| Prompt |
Please print exactly the lines below, from the start of the material up to and including the line with "import * as", but none of the pictures.

| Information shown |
---+---
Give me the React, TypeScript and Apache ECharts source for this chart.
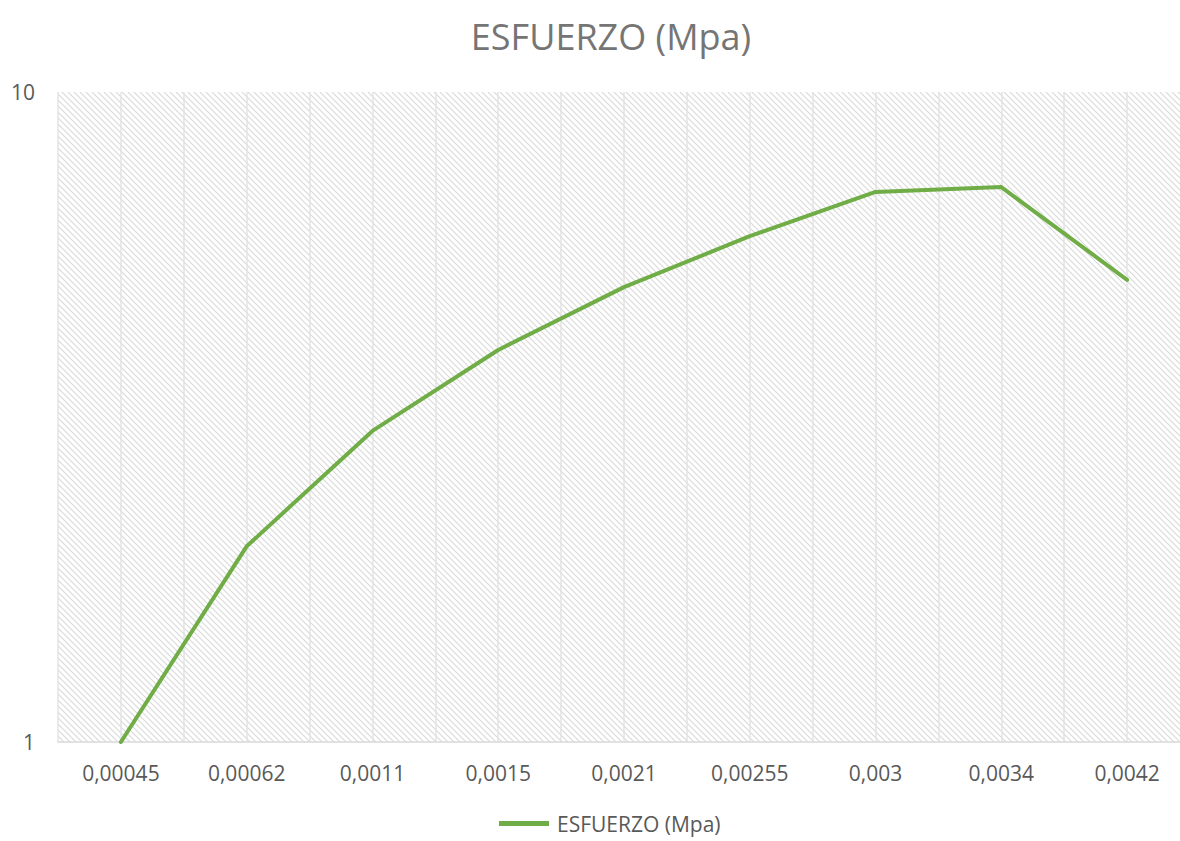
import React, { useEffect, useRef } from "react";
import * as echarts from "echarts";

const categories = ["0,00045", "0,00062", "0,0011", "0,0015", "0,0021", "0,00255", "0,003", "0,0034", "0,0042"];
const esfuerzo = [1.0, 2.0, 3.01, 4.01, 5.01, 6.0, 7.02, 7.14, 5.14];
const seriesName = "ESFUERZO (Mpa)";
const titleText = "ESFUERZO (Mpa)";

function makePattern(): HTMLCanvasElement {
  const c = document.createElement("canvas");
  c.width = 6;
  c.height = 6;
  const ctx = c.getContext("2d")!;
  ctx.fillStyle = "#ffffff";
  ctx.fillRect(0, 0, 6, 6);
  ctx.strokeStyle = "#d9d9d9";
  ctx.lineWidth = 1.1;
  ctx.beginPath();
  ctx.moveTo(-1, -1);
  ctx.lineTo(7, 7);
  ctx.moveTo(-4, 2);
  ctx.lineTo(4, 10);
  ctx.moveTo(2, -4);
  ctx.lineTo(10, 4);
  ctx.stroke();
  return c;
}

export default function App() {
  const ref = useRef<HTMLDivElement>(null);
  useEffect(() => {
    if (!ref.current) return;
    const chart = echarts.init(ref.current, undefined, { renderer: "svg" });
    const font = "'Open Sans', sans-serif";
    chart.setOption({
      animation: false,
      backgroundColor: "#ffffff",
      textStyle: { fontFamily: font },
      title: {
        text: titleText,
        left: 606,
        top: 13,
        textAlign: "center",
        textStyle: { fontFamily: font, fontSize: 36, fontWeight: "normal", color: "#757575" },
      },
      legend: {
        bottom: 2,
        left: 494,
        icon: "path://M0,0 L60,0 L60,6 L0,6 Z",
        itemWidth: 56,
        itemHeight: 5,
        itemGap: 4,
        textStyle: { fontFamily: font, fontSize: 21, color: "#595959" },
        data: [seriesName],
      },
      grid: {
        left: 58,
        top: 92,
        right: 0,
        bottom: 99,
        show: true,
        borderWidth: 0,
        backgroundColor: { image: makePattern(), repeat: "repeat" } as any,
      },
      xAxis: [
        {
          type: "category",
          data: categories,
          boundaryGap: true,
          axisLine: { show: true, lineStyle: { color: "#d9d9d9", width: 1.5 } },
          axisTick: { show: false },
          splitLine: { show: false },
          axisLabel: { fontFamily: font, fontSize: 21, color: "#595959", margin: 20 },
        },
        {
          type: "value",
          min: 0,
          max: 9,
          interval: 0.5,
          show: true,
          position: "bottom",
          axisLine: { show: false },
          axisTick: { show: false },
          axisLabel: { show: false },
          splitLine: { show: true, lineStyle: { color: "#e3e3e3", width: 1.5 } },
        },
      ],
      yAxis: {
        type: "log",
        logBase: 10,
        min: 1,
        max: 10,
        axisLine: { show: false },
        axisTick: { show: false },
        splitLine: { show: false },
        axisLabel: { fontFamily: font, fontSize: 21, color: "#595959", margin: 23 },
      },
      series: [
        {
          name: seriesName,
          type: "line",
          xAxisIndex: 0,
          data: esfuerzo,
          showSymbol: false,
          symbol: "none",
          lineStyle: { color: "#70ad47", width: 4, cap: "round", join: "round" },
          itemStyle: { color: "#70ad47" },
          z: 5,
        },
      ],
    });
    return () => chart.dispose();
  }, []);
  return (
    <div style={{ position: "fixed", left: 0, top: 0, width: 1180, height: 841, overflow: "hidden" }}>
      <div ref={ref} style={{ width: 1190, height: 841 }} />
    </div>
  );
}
---+---
| Written answer |
Give me the React, TypeScript and Apache ECharts source for this chart.
import React, { useEffect, useRef } from "react";
import * as echarts from "echarts";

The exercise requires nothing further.